If you caught my previous blog about arrests, you might remember that we can arrest on suspicion of an offence. This means that being arrested doesn’t necessarily carry an implication of guilt, only that we have reason to suspect a person may have been involved in the commission of a crime.
Having fully investigated what has happened and taken a full account of the incident from the arrested person, we’re then likely to need to consult the Crown Prosecution Service (CPS) with our evidence.
It is the CPS who decide firstly whether there is enough evidence to take the matter to court and secondly – and crucially in cases such as that considered – is it in the public interest to do so?
Relevant to the use of force by homeowners (or indeed anyone else) is S. 3 of the Criminal Law Act 1967. It basically allows anyone to use ‘such force as is reasonable’ in the prevention of a crime. The CPS have to look at the case, decide whether the evidence gathered supports the homeowner’s account of events and then consider whether their action was ‘reasonable’ in the given circumstances.

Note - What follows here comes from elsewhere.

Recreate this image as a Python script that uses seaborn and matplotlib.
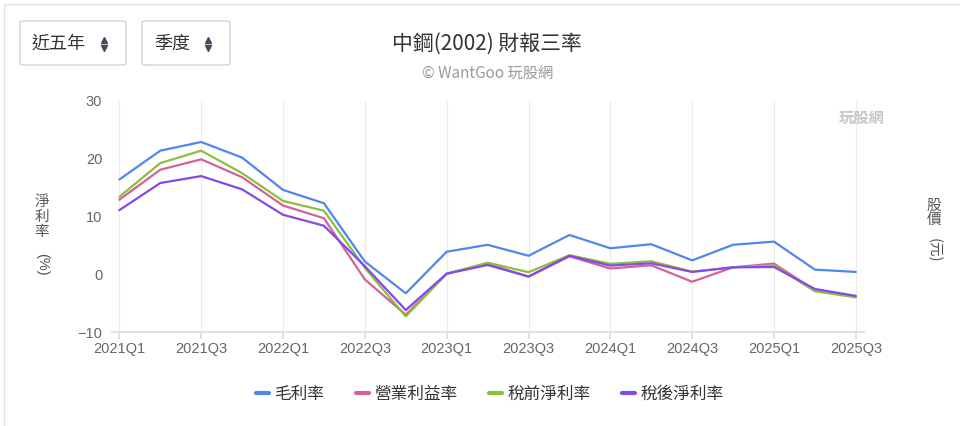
# 中鋼 財報三率 line chart
import pandas as pd
import seaborn as sns
import matplotlib.pyplot as plt
from matplotlib.patches import FancyBboxPatch, Rectangle
from matplotlib.lines import Line2D

quarters = ['2021Q1', '2021Q2', '2021Q3', '2021Q4',
            '2022Q1', '2022Q2', '2022Q3', '2022Q4',
            '2023Q1', '2023Q2', '2023Q3', '2023Q4',
            '2024Q1', '2024Q2', '2024Q3', '2024Q4',
            '2025Q1', '2025Q2', '2025Q3']
gross_margin = [16.4, 21.4, 22.9, 20.2, 14.6, 12.3, 2.2, -3.3, 3.9, 5.1,
                3.2, 6.8, 4.5, 5.2, 2.4, 5.1, 5.65, 0.8, 0.4]
operating_margin = [12.9, 18.1, 19.9, 16.8, 11.9, 9.7, -0.9, -7.0, 0.1, 1.8,
                    -0.4, 3.1, 1.0, 1.55, -1.3, 1.2, 1.85, -2.8, -3.9]
pretax_margin = [13.4, 19.25, 21.4, 17.5, 12.7, 11.0, 1.1, -7.3, 0.1, 2.0,
                 0.35, 3.3, 1.8, 2.25, 0.45, 1.2, 1.55, -2.95, -4.0]
net_margin = [11.1, 15.8, 17.0, 14.7, 10.3, 8.4, 1.4, -6.2, 0.1, 1.6,
              -0.4, 3.2, 1.5, 1.9, 0.4, 1.2, 1.25, -2.55, -3.75]
series_names = ['毛利率', '營業利益率', '稅前淨利率', '稅後淨利率']
colors = ['#5087ec', '#d6609a', '#8cbf3c', '#8549e8']

rows = []
for name, vals in zip(series_names, [gross_margin, operating_margin,
                                     pretax_margin, net_margin]):
    for i, v in enumerate(vals):
        rows.append({'idx': i, 'value': v, 'series': name})
df = pd.DataFrame(rows)

sns.set_theme(style='white')
cjk = ['Noto Sans CJK TC', 'DejaVu Sans']
latin = ['Liberation Sans', 'Noto Sans CJK TC']
plt.rcParams['font.family'] = cjk

fig = plt.figure(figsize=(9.6, 4.26), dpi=100)
ax = fig.add_axes([112 / 960, 1 - 332 / 426, (864 - 112) / 960, (332 - 101) / 426])

sns.lineplot(data=df, x='idx', y='value', hue='series', hue_order=series_names,
             palette=colors, linewidth=1.6, ax=ax, legend=False)

ax.set_xlim(-0.18, 18.2)
ax.set_ylim(-10, 30)
ax.set_yticks([-10, 0, 10, 20, 30])
ax.set_xticks(range(0, 19, 2))
ax.set_xticklabels(quarters[::2])
ax.tick_params(axis='y', length=0, labelsize=10.5, labelcolor='#666666', pad=7)
ax.tick_params(axis='x', length=5, color='#dddddd', labelsize=10.5,
               labelcolor='#666666', pad=2, bottom=True)
for lab in ax.get_xticklabels() + ax.get_yticklabels():
    lab.set_family(latin)
ax.grid(axis='x', color='#ececec', linewidth=0.8)
ax.grid(axis='y', visible=False)
for side in ['top', 'right', 'left']:
    ax.spines[side].set_visible(False)
ax.spines['bottom'].set_color('#dddddd')
ax.set_xlabel('')
ax.set_ylabel('')

# vertical axis titles
fig.text(42 / 960, 1 - 217 / 426, '淨\n利\n率', ha='center', va='center',
         fontsize=10.5, color='#555555', linespacing=1.05)
fig.text(42 / 960, 1 - 264 / 426, '(%)', ha='center', va='center',
         fontsize=10.5, color='#555555', rotation=-90, family=latin)
fig.text(934 / 960, 1 - 213 / 426, '股\n價', ha='center', va='center',
         fontsize=10.5, color='#555555', linespacing=1.05)
fig.text(934 / 960, 1 - 250 / 426, '(元)', ha='center', va='center',
         fontsize=10.5, color='#555555', rotation=-90)

# title
fig.text(487 / 960, 1 - 44 / 426, '中鋼(2002) 財報三率', ha='center', va='center',
         fontsize=15, color='#333333')
fig.text(488 / 960, 1 - 73 / 426, '© WantGoo 玩股網', ha='center', va='center',
         fontsize=11, color='#999999')

# watermark
fig.text(862 / 960, 1 - 118 / 426, '玩股網', ha='center', va='center',
         fontsize=11, color='#c6c6c6', fontweight='bold')

# card border
fig.add_artist(Rectangle((4 / 960, -0.01), 1.0, 1 - 4 / 426 + 0.01,
                         transform=fig.transFigure, fill=False,
                         edgecolor='#e3e3e3', linewidth=1))

# selector buttons
for x0, x1, label in [(20, 126, '近五年'), (142, 230, '季度')]:
    fig.add_artist(FancyBboxPatch((x0 / 960, 1 - 65 / 426),
                                  (x1 - x0) / 960, 44 / 426,
                                  boxstyle='round,pad=0,rounding_size=0.004',
                                  transform=fig.transFigure, fill=False,
                                  edgecolor='#d0d0d0', linewidth=0.9))
    fig.text((x0 + 12) / 960, 1 - 44 / 426, label, ha='left', va='center',
             fontsize=13, color='#333333')
    ix = (x1 - 22) / 960
    fig.add_artist(Line2D([ix], [1 - 40 / 426], marker='^', markersize=4,
                          color='#444c5c', transform=fig.transFigure))
    fig.add_artist(Line2D([ix], [1 - 48 / 426], marker='v', markersize=4,
                          color='#444c5c', transform=fig.transFigure))

handles = [Line2D([0], [0], color=c, linewidth=3) for c in colors]
fig.legend(handles, series_names, loc='center', bbox_to_anchor=(490 / 960, 1 - 394 / 426),
           ncol=4, frameon=False, handlelength=0.75, handletextpad=0.35,
           columnspacing=1.9, fontsize=12, labelcolor='#333333')

plt.savefig('out.png', dpi=100)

I’ve touched briefly on what may be considered ‘reasonable’ in a previous blog and will say now as I’d said then that the topic could not be done justice over several blogs, let alone a paragraph. Furthermore I wouldn’t even feel qualified to write about it with any authority, such an involved topic it is. I would say though that the easiest way to define a ‘reasonable’ use of force is that the force used was necessary and proportionate to the threat faced and absolutely no more.
Should the CPS, having considered the facts of the case, be satisfied that the actions of the homeowner were necessary, they can rule than a prosecution would not be in the public interest and any charges considered be dropped.
Crucially they cannot make such a decision without a detailed, impartial police investigation beforehand.
On the face of it I can understand that the police arresting someone for ‘protecting their home and family’ may seem contrary to what appears right. It is, however, in the interests of all parties that the matter is fully investigated so that the CPS can act to do the ‘right’ thing.